PUBLISHED: 17:20 06 September 2017 | UPDATED: 17:20 06 September 2017

The King James Bible. Picture: Archant Archive

The King James Bible. Picture: Archant Archive

Archant

For the first time, more than half of people in the UK do not identify as religious, according to the British Social Attitudes survey.

The number of people describing themselves as having “no religion” has risen from 48 per cent in 2015 to 53pc this year, in the survey of 2,942 adults.

The proportion of non-believers has increased gradually since the survey began in 1983, when the proportion saying they had no religion stood at 31pc.

Just 15pc of people in Britain consider themselves Anglican, half the proportion who said this in 2000.

Those identifying as Catholic has remained relatively stable – at around one in 10 – over the past 30 years.

Of the six per cent belonging to other faiths, half were Muslim and a third were Hindu, with Jewish, Sikh, Buddhist and other groups making up the remainder.

Just over 70pc of those aged 18 to 24 who took part in the survey said they had no religion, while 73pc of people aged 75 and over said they were religious.

Roger Harding, of the National Centre for Social Research, which produced the survey, said it should give “all religious leaders to pause for thought”.

He said: “This increase follows the long-term trend of more and more of us not being religious.
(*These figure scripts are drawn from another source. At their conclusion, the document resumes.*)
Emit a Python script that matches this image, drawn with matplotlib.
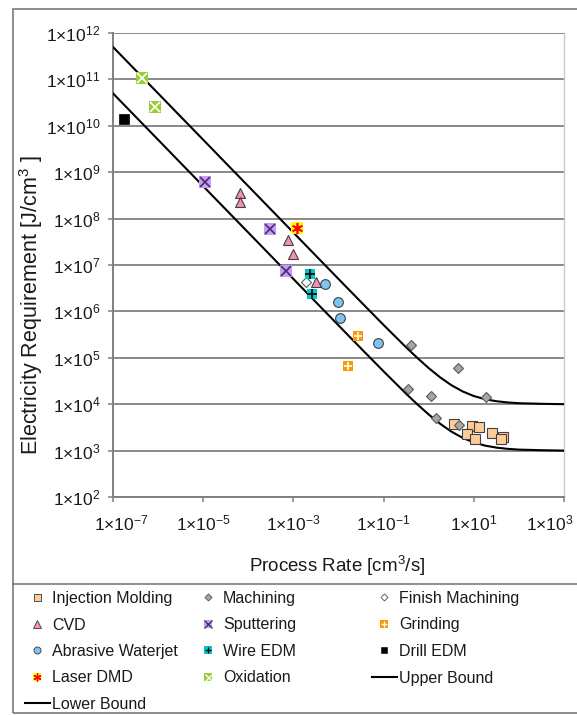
import numpy as np
import matplotlib

matplotlib.use('Agg')
import matplotlib.pyplot as plt
from matplotlib.lines import Line2D
from matplotlib.patches import Rectangle
from matplotlib.ticker import FixedLocator, FuncFormatter, NullLocator
from matplotlib.transforms import ScaledTranslation

plt.rcParams['font.family'] = ['Liberation Sans', 'DejaVu Sans']
plt.rcParams['mathtext.fontset'] = 'custom'
plt.rcParams['mathtext.rm'] = 'Liberation Sans'
plt.rcParams['mathtext.it'] = 'Liberation Sans:italic'
plt.rcParams['mathtext.bf'] = 'Liberation Sans:bold'

# process data: rate [cm3/s] vs electricity requirement [J/cm3]
im_rate = [3.6, 8.9, 13, 7.2, 10.5, 25.7, 44.6, 40]
im_energy = [3.7e3, 3.4e3, 3.2e3, 2.3e3, 1.8e3, 2.4e3, 2.0e3, 1.8e3]

mach_rate = [0.40, 4.5, 18.6, 0.35, 1.12, 1.45, 4.7]
mach_energy = [1.9e5, 5.9e4, 1.45e4, 2.1e4, 1.5e4, 5.0e3, 3.5e3]

finish_rate = [1.9e-3]
finish_energy = [4.4e6]

cvd_rate = [6.6e-5, 6.6e-5, 7.6e-4, 1.0e-3, 3.1e-3]
cvd_energy = [3.6e8, 2.3e8, 3.5e7, 1.7e7, 4.2e6]

sputter_rate = [1.07e-5, 3.0e-4, 6.8e-4]
sputter_energy = [6.3e8, 5.9e7, 7.6e6]

grind_rate = [2.75e-2, 1.6e-2]
grind_energy = [2.9e5, 6.6e4]

waterjet_rate = [4.9e-3, 9.8e-3, 1.07e-2, 7.6e-2]
waterjet_energy = [3.9e6, 1.6e6, 7.1e5, 2.1e5]

wire_rate = [2.35e-3, 2.6e-3]
wire_energy = [6.5e6, 2.4e6]

drill_rate = [1.75e-7]
drill_energy = [1.4e10]

laser_rate = [1.23e-3]
laser_energy = [6.2e7]

oxid_rate = [4.5e-7, 8.5e-7]
oxid_energy = [1.05e11, 2.5e10]

# bound curves, read at half-decade steps (finer around the knee)
bound_rate = [1e-7, 3.16e-7, 1e-6, 3.16e-6, 1e-5, 3.16e-5, 1e-4, 3.16e-4,
              1e-3, 3.16e-3, 1e-2, 3.16e-2, 1e-1, 0.316, 0.562, 1, 1.78,
              3.16, 5.62, 10, 17.8, 31.6, 56.2, 100, 316, 1000]
upper_energy = [5e11, 1.58e11, 5e10, 1.58e10, 5e9, 1.58e9, 5e8, 1.58e8,
                5e7, 1.58e7, 5.0e6, 1.59e6, 5.1e5, 1.68e5, 9.9e4, 6.0e4, 3.81e4,
                2.58e4, 1.89e4, 1.5e4, 1.28e4, 1.16e4, 1.09e4, 1.05e4, 1.02e4, 1.0e4]
lower_energy = [5e10, 1.58e10, 5e9, 1.58e9, 5e8, 1.58e8, 5e7, 1.58e7,
                5e6, 1.58e6, 5.0e5, 1.59e5, 5.1e4, 1.68e4, 9.9e3, 6.0e3, 3.81e3,
                2.58e3, 1.89e3, 1.5e3, 1.28e3, 1.16e3, 1.09e3, 1.05e3, 1.02e3, 1.0e3]

x_ticks = [1e-7, 1e-5, 1e-3, 1e-1, 1e1, 1e3]
y_ticks = [1e2, 1e3, 1e4, 1e5, 1e6, 1e7, 1e8, 1e9, 1e10, 1e11, 1e12]

W, H = 577, 715
EDGE = '#404040'

# marker styles: list of layers (marker, size, face, edge, edge width)
styles = {
    'Injection Molding': [('s', 7, '#FFCC99', EDGE, 0.8)],
    'Machining': [('D', 5, '#A6A6A6', '#595959', 0.8)],
    'Finish Machining': [('D', 5, 'white', '#595959', 0.8)],
    'CVD': [('^', 7.5, '#F48FB8', EDGE, 0.8)],
    'Sputtering': [('s', 8.5, '#CC99FF', 'none', 0), ('x', 7.5, '#403060', '#403060', 1.2)],
    'Grinding': [('s', 7.5, '#FF9900', 'none', 0), ('+', 6, 'white', 'white', 1.2)],
    'Abrasive Waterjet': [('o', 7, '#7EC3F2', EDGE, 0.8)],
    'Wire EDM': [('s', 7.5, '#00C8C8', 'none', 0), ('+', 6.5, 'black', 'black', 1.2)],
    'Drill EDM': [('s', 6.5, 'black', 'black', 0.5)],
    'Laser DMD': [('s', 8.5, '#FFFF00', 'none', 0), ((6, 2, 0), 8, '#FF0000', '#FF0000', 1.2)],
    'Oxidation': [('s', 8.5, '#99CC33', 'none', 0), ('x', 7, 'white', 'white', 1.2)],
}

series = [
    ('Injection Molding', im_rate, im_energy),
    ('Machining', mach_rate, mach_energy),
    ('Finish Machining', finish_rate, finish_energy),
    ('CVD', cvd_rate, cvd_energy),
    ('Sputtering', sputter_rate, sputter_energy),
    ('Grinding', grind_rate, grind_energy),
    ('Abrasive Waterjet', waterjet_rate, waterjet_energy),
    ('Wire EDM', wire_rate, wire_energy),
    ('Drill EDM', drill_rate, drill_energy),
    ('Laser DMD', laser_rate, laser_energy),
    ('Oxidation', oxid_rate, oxid_energy),
]

fig = plt.figure(figsize=(W / 100, H / 100), dpi=100)
ax = fig.add_axes([113 / W, 1 - 497 / H, 451 / W, 464 / H])
ax.set_xscale('log')
ax.set_yscale('log')
ax.set_xlim(1e-7, 1e3)
ax.set_ylim(1e2, 1e12)

ax.plot(bound_rate, upper_energy, color='black', lw=1.5, zorder=3)
ax.plot(bound_rate, lower_energy, color='black', lw=1.5, zorder=3)

for name, xs, ys in series:
    for mk, ms, fc, ec, mew in styles[name]:
        ax.plot(xs, ys, ls='none', marker=mk, ms=ms, mfc=fc, mec=ec, mew=mew, zorder=4)

ax.xaxis.set_major_locator(FixedLocator(x_ticks))
ax.yaxis.set_major_locator(FixedLocator(y_ticks))
ax.xaxis.set_minor_locator(NullLocator())
ax.yaxis.set_minor_locator(NullLocator())
fmt = FuncFormatter(lambda v, _: r'$\mathregular{1×10^{%d}}$' % round(np.log10(v)))
ax.xaxis.set_major_formatter(fmt)
ax.yaxis.set_major_formatter(fmt)
ax.tick_params(axis='both', which='major', direction='out', length=3.6,
               width=1.1, color='#808080', labelsize=12.5, labelcolor='#1a1a1a')
ax.tick_params(axis='x', pad=8)
ax.tick_params(axis='y', pad=5.5)

ax.grid(axis='y', color='#808080', lw=1.3)
ax.set_axisbelow(True)
for side in ('left', 'bottom'):
    ax.spines[side].set_color('#808080')
    ax.spines[side].set_linewidth(1.4)
ax.spines['right'].set_color('#C8C8C8')
ax.spines['right'].set_linewidth(1.0)
ax.spines['top'].set_visible(False)

# keep the outer x labels inside the chart area
xlabels = ax.get_xticklabels()
xlabels[0].set_transform(xlabels[0].get_transform()
                         + ScaledTranslation(8 / 100, 0, fig.dpi_scale_trans))
xlabels[-1].set_transform(xlabels[-1].get_transform()
                          + ScaledTranslation(-14 / 100, 0, fig.dpi_scale_trans))

fig.text(31 / W, 1 - 305 / H, r'Electricity Requirement [J/cm$\mathregular{^3}$ ]',
         rotation=90, ha='center', va='center', fontsize=15.5, color='#1a1a1a')
fig.text(337 / W, 1 - 566 / H, r'Process Rate [cm$\mathregular{^3}$/s]',
         ha='center', va='center', fontsize=13.5, color='#1a1a1a')

# chart border and legend separator
fig.patches.append(Rectangle((12.5 / W, 1 - 713 / H), 600 / W, 704.5 / H,
                             transform=fig.transFigure, fill=False,
                             ec='#707070', lw=1.1))
fig.lines.append(Line2D([12.5 / W, 1], [1 - 584 / H, 1 - 584 / H],
                        transform=fig.transFigure, color='#707070', lw=1.1))


def legend_handle(name):
    if name in styles:
        layers = [Line2D([], [], ls='none', marker=mk, ms=ms * 0.72, mfc=fc, mec=ec,
                         mew=mew * 0.8) for mk, ms, fc, ec, mew in styles[name]]
        return tuple(layers) if len(layers) > 1 else layers[0]
    return Line2D([], [], color='black', lw=1.5)


columns = [
    (25, ['Injection Molding', 'CVD', 'Abrasive Waterjet', 'Laser DMD', 'Lower Bound']),
    (196, ['Machining', 'Sputtering', 'Wire EDM', 'Oxidation']),
    (372, ['Finish Machining', 'Grinding', 'Drill EDM', 'Upper Bound']),
]
for x0, names in columns:
    fig.legend([legend_handle(n) for n in names], names, loc='upper left',
               bbox_to_anchor=(x0 / W, 1 - 591 / H), bbox_transform=fig.transFigure,
               frameon=False, fontsize=11.5, borderpad=0, borderaxespad=0,
               handlelength=1.55, handletextpad=0.15, labelspacing=0.72,
               labelcolor='#1a1a1a')

fig.savefig('out.png', dpi=100)
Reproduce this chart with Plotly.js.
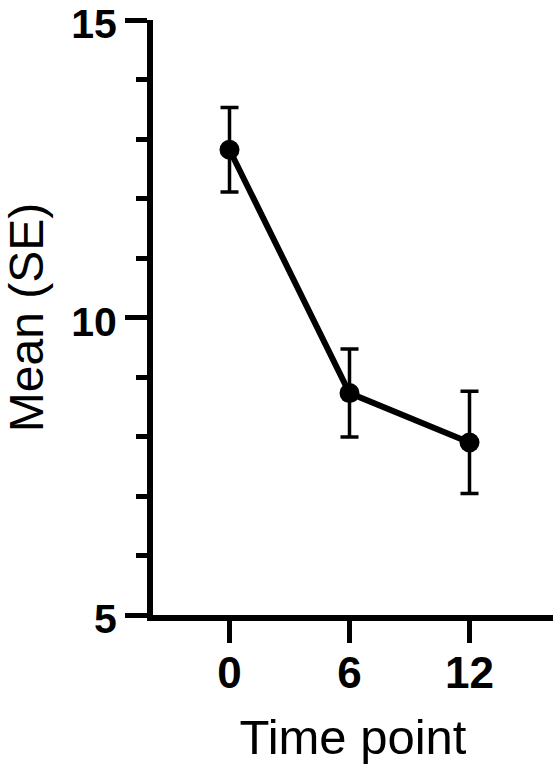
<!DOCTYPE html>
<html>
<head>
<meta charset="utf-8">
<script src="https://cdn.plot.ly/plotly-3.0.1.min.js"></script>
<style>html,body{margin:0;padding:0;background:#fff;}#chart{width:553px;height:772px;}</style>
</head>
<body>
<div id="chart"></div>
<script>
const timePoints = [0, 6, 12];
const meanValues = [12.82, 8.73, 7.90];
const seValues = [0.71, 0.74, 0.86];
const xTickVals = [0, 6, 12];
const yTickVals = [5, 10, 15];

const trace = {
  x: timePoints,
  y: meanValues,
  type: 'scatter',
  mode: 'lines+markers',
  line: {color: '#000', width: 6},
  marker: {color: '#000', size: 20},
  error_y: {type: 'data', array: seValues, visible: true, color: '#000', thickness: 3.5, width: 9},
  cliponaxis: false,
  hoverinfo: 'skip'
};

const font = 'Arial, "Liberation Sans", sans-serif';
const layout = {
  width: 553, height: 772,
  margin: {l: 153, r: 0, t: 20, b: 157},
  paper_bgcolor: '#fff', plot_bgcolor: '#fff',
  showlegend: false,
  xaxis: {
    range: [-3.825, 16.175],
    tickvals: xTickVals,
    ticktext: xTickVals.map(String),
    showgrid: false, zeroline: false,
    showline: true, linecolor: '#000', linewidth: 6,
    ticks: 'outside', ticklen: 22, tickwidth: 5, tickcolor: '#000',
    ticklabelstandoff: -8,
    tickfont: {family: font, size: 44, color: '#000', weight: 'bold'},
    title: {text: 'Time point', font: {family: font, size: 49, color: '#000'}, standoff: 26}
  },
  yaxis: {
    range: [5, 15],
    tickvals: yTickVals,
    ticktext: yTickVals.map(String),
    showgrid: false, zeroline: false,
    showline: true, linecolor: '#000', linewidth: 6,
    ticks: 'outside', ticklen: 22, tickwidth: 5, tickcolor: '#000',
    ticklabeloverflow: 'allow',
    ticklabelshift: 4,
    minor: {dtick: 1, tick0: 5, ticks: 'outside', ticklen: 11, tickwidth: 5, tickcolor: '#000', showgrid: false},
    tickfont: {family: font, size: 41, color: '#000', weight: 'bold'},
    title: {text: 'Mean (SE)', font: {family: font, size: 48, color: '#000'}, standoff: 18}
  }
};

Plotly.newPlot('chart', [trace], layout, {staticPlot: true, displayModeBar: false});
</script>
</body>
</html>
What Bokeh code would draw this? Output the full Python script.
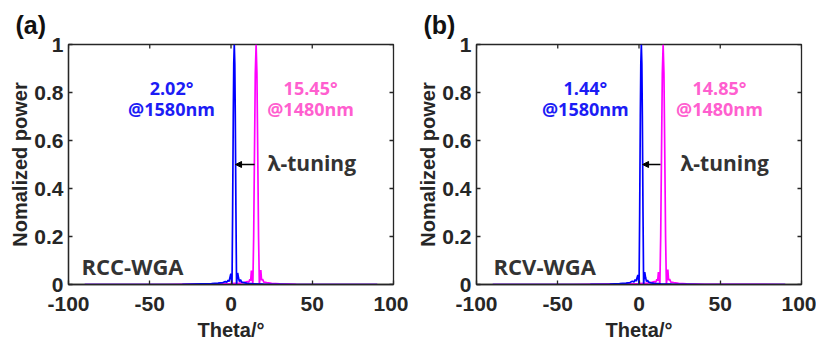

“The differences by age are stark and with so many younger people not having a religion it’s hard to see this change abating any time soon.

“The falls in those belonging to the Church of England are the most notable, but these figures should cause all religious leaders to pause for thought.

“We know from the British Social Attitudes survey that religious people are becoming more socially liberal on issues like same sex relationships and abortion.

“With falling numbers some faith leaders might wonder whether they should be doing more to take their congregation’s lead on adapting to how society is changing.”

Paul Kaufman, chairman of the East London Humanists, said: “I can’t say I’m surprised by the results. I think a lot of people are more likely to say what they think now rather than feel like they have to keep quiet.”